Can the CRA obtain records from cryptocurrency exchanges?

The CRA may obtain customer information through court-authorized disclosure orders, unnamed persons requirements, and third-party information demands.

Are wallet-to-wallet transfers taxable in Canada?

Generally, transfers between wallets owned by the same taxpayer are not taxable dispositions. However, taxpayers must maintain sufficient records proving ownership continuity and transaction history.

Are crypto-to-crypto transactions taxable in Canada?

In Canada, cryptocurrency-to-cryptocurrency transactions are generally treated as taxable dispositions. Exchanging one cryptocurrency for another may trigger either a capital gain or business income depending on the taxpayer’s circumstances and trading activity.

Can cryptocurrency gains be treated as business income?

The CRA increasingly argues that cryptocurrency profits constitute business income where the taxpayer’s activity resembles commercial trading or speculative business operations.

Does the CRA audit DeFi and NFT transactions?

Modern CRA cryptocurrency tax audits increasingly review DeFi activity, staking rewards, NFTs, liquidity pools, token swaps, and cross-chain transfers.

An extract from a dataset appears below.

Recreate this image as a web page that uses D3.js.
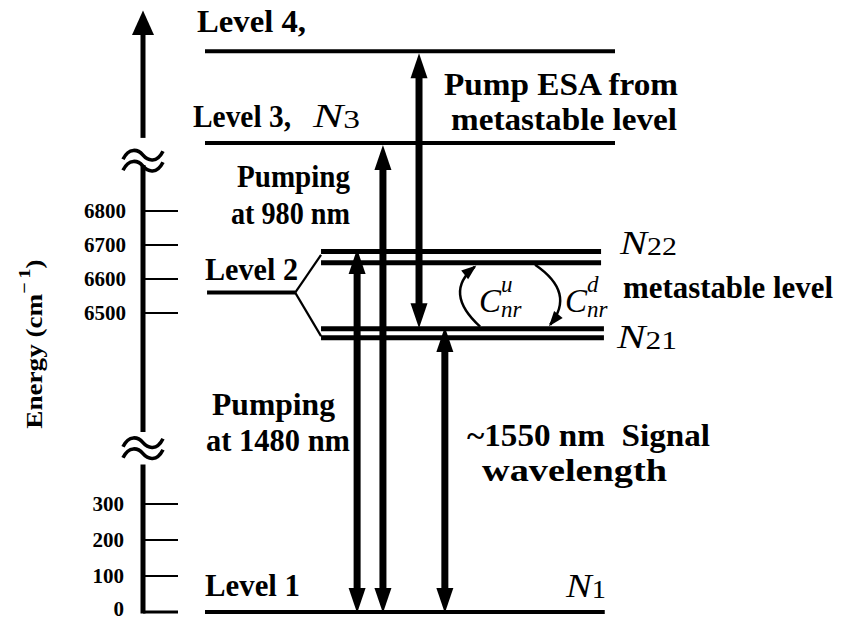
<!DOCTYPE html>
<html>
<head>
<meta charset="utf-8">
<script src="https://cdn.jsdelivr.net/npm/d3@7"></script>
<style>
  body { margin: 0; background: #fff; }
  svg { display: block; }
  text { font-family: "Liberation Serif", "Times New Roman", serif; fill: #000; }
  .bold { font-weight: bold; }
</style>
</head>
<body>
<svg id="chart" width="844" height="620"></svg>
<script>
// energy axis ticks (cm^-1), split by two axis breaks
var upperTicks = [6500, 6600, 6700, 6800];
var lowerTicks = [0, 100, 200, 300];

// levels (level 3 and 4 sit above the break, schematic positions)
var levelNames = ["Level 1", "Level 2", "Level 3", "Level 4"];
var levelEnergy = [0, 6560, 7000, 7270];

// Stark split of level 2
var n22Energy = [6681, 6648];
var n21Energy = [6454, 6427];

// transitions: column (schematic x units), lower and upper tip energies
var transitionNames = ["Pumping at 1480 nm", "Pumping at 980 nm", "Pump ESA", "Signal"];
var transitionCol = [37.1, 43.4, 52.2, 58.5];
var transitionLow = [0, 0, 6455, 0];
var transitionHigh = [6694, 7000, 7270, 6465];

var svg = d3.select("#chart");

var x = d3.scaleLinear().domain([0, 100]).range([205, 615]);
var yUp = d3.scaleLinear().domain([6500, 6800]).range([313, 211]);
var yLow = d3.scaleLinear().domain([0, 300]).range([612, 504]);
function y(e) { return e >= 1000 ? yUp(e) : yLow(e); }

var axisX = 143;

////
//// energy axis with breaks
////
var ax = svg.append("g");

// top segment with arrow
ax.append("line").attr("x1", axisX).attr("x2", axisX)
  .attr("y1", yUp(7330)).attr("y2", yUp(7015))
  .attr("stroke", "#000").attr("stroke-width", 5);
ax.append("path")
  .attr("d", "M" + axisX + "," + yUp(7390) + "L" + (axisX - 11) + "," + yUp(7318) + "L" + (axisX + 11) + "," + yUp(7318) + "Z")
  .attr("fill", "#000");

// middle + lower segments
ax.append("line").attr("x1", axisX).attr("x2", axisX)
  .attr("y1", yUp(6935)).attr("y2", yUp(6150))
  .attr("stroke", "#000").attr("stroke-width", 5);
ax.append("line").attr("x1", axisX).attr("x2", axisX)
  .attr("y1", yLow(410)).attr("y2", yLow(0) + 1.5)
  .attr("stroke", "#000").attr("stroke-width", 5);

// break marks
function tilde(cx, cy) {
  return "M" + (cx - 20) + "," + (cy + 4) +
    "C" + (cx - 14) + "," + (cy - 8) + " " + (cx - 5) + "," + (cy - 6) + " " + cx + "," + cy +
    "C" + (cx + 5) + "," + (cy + 6) + " " + (cx + 14) + "," + (cy + 8) + " " + (cx + 20) + "," + (cy - 4);
}
[yUp(6948), (yUp(6150) + yLow(410)) / 2].forEach(function(cy) {
  ax.append("path").attr("d", tilde(axisX, cy - 5.5) + tilde(axisX, cy + 5.5))
    .attr("fill", "none").attr("stroke", "#000").attr("stroke-width", 3.6);
});

// ticks
var tickLen = 35;
ax.selectAll(".tu").data(upperTicks).enter().append("line")
  .attr("x1", axisX).attr("x2", axisX + tickLen)
  .attr("y1", yUp).attr("y2", yUp)
  .attr("stroke", "#000").attr("stroke-width", 2);
ax.selectAll(".tl").data(lowerTicks).enter().append("line")
  .attr("x1", axisX).attr("x2", axisX + tickLen)
  .attr("y1", yLow).attr("y2", yLow)
  .attr("stroke", "#000").attr("stroke-width", function(d) { return d === 0 ? 3 : 2; });

ax.selectAll(".lu").data(upperTicks).enter().append("text")
  .attr("class", "bold").attr("x", 126).attr("y", yUp).attr("dy", "0.35em")
  .attr("text-anchor", "end").attr("font-size", 21).text(function(d) { return d; });
ax.selectAll(".ll").data(lowerTicks).enter().append("text")
  .attr("class", "bold").attr("x", 124).attr("y", function(d) { return d === 0 ? yLow(d) - 3 : yLow(d); })
  .attr("dy", "0.35em")
  .attr("text-anchor", "end").attr("font-size", 21).text(function(d) { return d; });

var yl = ax.append("text").attr("class", "bold")
  .attr("transform", "translate(42,344) rotate(-90) scale(1.18,1)")
  .attr("text-anchor", "middle").attr("font-size", 23);
yl.append("tspan").text("Energy (cm");
yl.append("tspan").attr("dy", -12).attr("font-size", 17).text("\u2212\u20091");
yl.append("tspan").attr("dy", 12).text(")");

////
//// energy levels
////
var lv = svg.append("g");
function hline(x1, x2, e, w) {
  lv.append("line").attr("x1", x1).attr("x2", x2).attr("y1", y(e)).attr("y2", y(e))
    .attr("stroke", "#000").attr("stroke-width", w);
}
hline(x(0), x(100), levelEnergy[3], 4);
hline(x(0), x(100), levelEnergy[2], 4);
hline(x(0), x(97.5), levelEnergy[0], 4);
hline(x(0.5), x(22), levelEnergy[1], 4);

n22Energy.forEach(function(e) { hline(x(28.3), x(96.6), e, 5); });
n21Energy.forEach(function(e) { hline(x(28.3), x(97.3), e, 5); });

// splitting lines
var split = d3.line();
lv.append("path").attr("d", split([[x(22), y(levelEnergy[1])], [x(28.3), y(n22Energy[0] - 10)]]))
  .attr("stroke", "#000").attr("stroke-width", 2.2).attr("fill", "none");
lv.append("path").attr("d", split([[x(22), y(levelEnergy[1])], [x(28.3), y(n21Energy[1] + 5)]]))
  .attr("stroke", "#000").attr("stroke-width", 2.2).attr("fill", "none");

////
//// transitions (double-headed arrows)
////
var headL = 25, headW = 8.5;
var tr = svg.append("g");
transitionNames.forEach(function(name, i) {
  var cx = x(transitionCol[i]);
  var yb = y(transitionLow[i]) + (transitionLow[i] === 0 ? 1 : 0);
  var yt = y(transitionHigh[i]) + 2;
  tr.append("line").attr("x1", cx).attr("x2", cx)
    .attr("y1", yt + headL - 2).attr("y2", yb - headL + 2)
    .attr("stroke", "#000").attr("stroke-width", 7);
  tr.append("path")
    .attr("d", "M" + cx + "," + yt + "L" + (cx - headW) + "," + (yt + headL) + "L" + (cx + headW) + "," + (yt + headL) + "Z")
    .attr("fill", "#000");
  tr.append("path")
    .attr("d", "M" + cx + "," + yb + "L" + (cx - headW) + "," + (yb - headL) + "L" + (cx + headW) + "," + (yb - headL) + "Z")
    .attr("fill", "#000");
});

// non-radiative curved arrows between N21 and N22
function curved(p0, c, p1) {
  tr.append("path").attr("d", "M" + p0[0] + "," + p0[1] + "Q" + c[0] + "," + c[1] + " " + p1[0] + "," + p1[1])
    .attr("fill", "none").attr("stroke", "#000").attr("stroke-width", 2.5);
  var ang = Math.atan2(p1[1] - c[1], p1[0] - c[0]);
  var L = 13, W = 5.5;
  var bx = p1[0] - L * Math.cos(ang), by = p1[1] - L * Math.sin(ang);
  var nx = -Math.sin(ang) * W, ny = Math.cos(ang) * W;
  tr.append("path")
    .attr("d", "M" + (p1[0] + 2 * Math.cos(ang)) + "," + (p1[1] + 2 * Math.sin(ang)) +
      "L" + (bx + nx) + "," + (by + ny) + "L" + (bx - nx) + "," + (by - ny) + "Z")
    .attr("fill", "#000");
}
curved([x(67.1), y(n21Energy[0]) - 2], [x(58), y(6560)], [x(65.8), y(n22Energy[1]) + 4]);
curved([x(80.5), y(n22Energy[1]) + 2], [x(90.5), y(6560)], [x(84.2), y(n21Energy[0]) - 4]);

////
//// labels (x0..x1 = span of the text)
////
var lb = svg.append("g");
function label(t, x0, x1, py, size) {
  return lb.append("text").attr("class", "bold").attr("x", x0).attr("y", py)
    .attr("font-size", size || 32)
    .attr("textLength", x1 - x0).attr("lengthAdjust", "spacingAndGlyphs").text(t);
}
label("Level 4,", 197, 306, 32);
label("Level 3,", 193, 291, 127);
label("Level 2", 205, 298, 280);
label("Level 1", 205, 300, 596);

label("Pump ESA from", 444, 678, 95);
label("metastable level", 451, 677, 130);
label("Pumping", 237, 350, 187);
label("at 980 nm", 231, 350, 224);
label("Pumping", 212, 335, 415);
label("at 1480 nm", 206, 350, 451);
label("~1550 nm\u00a0\u00a0Signal", 467, 710, 446);
label("wavelength", 482, 667, 481);
label("metastable level", 623, 833, 298);

function nlab(sub, x0, x1, py) {
  var t = lb.append("text").attr("x", x0).attr("y", py)
    .attr("textLength", x1 - x0).attr("lengthAdjust", "spacingAndGlyphs");
  t.append("tspan").attr("font-style", "italic").attr("font-size", 34).text("N");
  t.append("tspan").attr("font-size", 25).attr("dy", 1).text(sub);
}
nlab("3", 313, 360, 127);
nlab("22", 620, 677, 254);
nlab("21", 617, 677, 348);
nlab("1", 566, 606, 597);

function clab(sup, px) {
  var t = lb.append("text").attr("x", px).attr("y", 312).attr("font-style", "italic");
  t.append("tspan").attr("font-size", 33).text("C");
  t.append("tspan").attr("font-size", 23).attr("x", px + 22).attr("y", 292).text(sup);
  t.append("tspan").attr("font-size", 23).attr("x", px + 22).attr("y", 317).text("nr");
}
clab("u", 479);
clab("d", 565);
</script>
</body>
</html>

Takeaway: CRA Cryptocurrency Tax Enforcement Is Rapidly Expanding

The CRA’s cryptocurrency tax enforcement capabilities are becoming increasingly sophisticated, technology-driven, and internationally coordinated. Canadian taxpayers involved in cryptocurrency trading, DeFi activity, NFTs, staking, or offshore exchanges now face significantly greater tax-audit risk than in prior years.

The combination of blockchain analytics, court-authorized disclosure orders, international reporting initiatives, and specialized cryptocurrency audit teams means that cryptocurrency non-compliance is becoming substantially easier for the CRA to identify and reassess.

The content of this article is intended to provide a general guide to the subject matter. Specialist advice should be sought about your specific circumstances.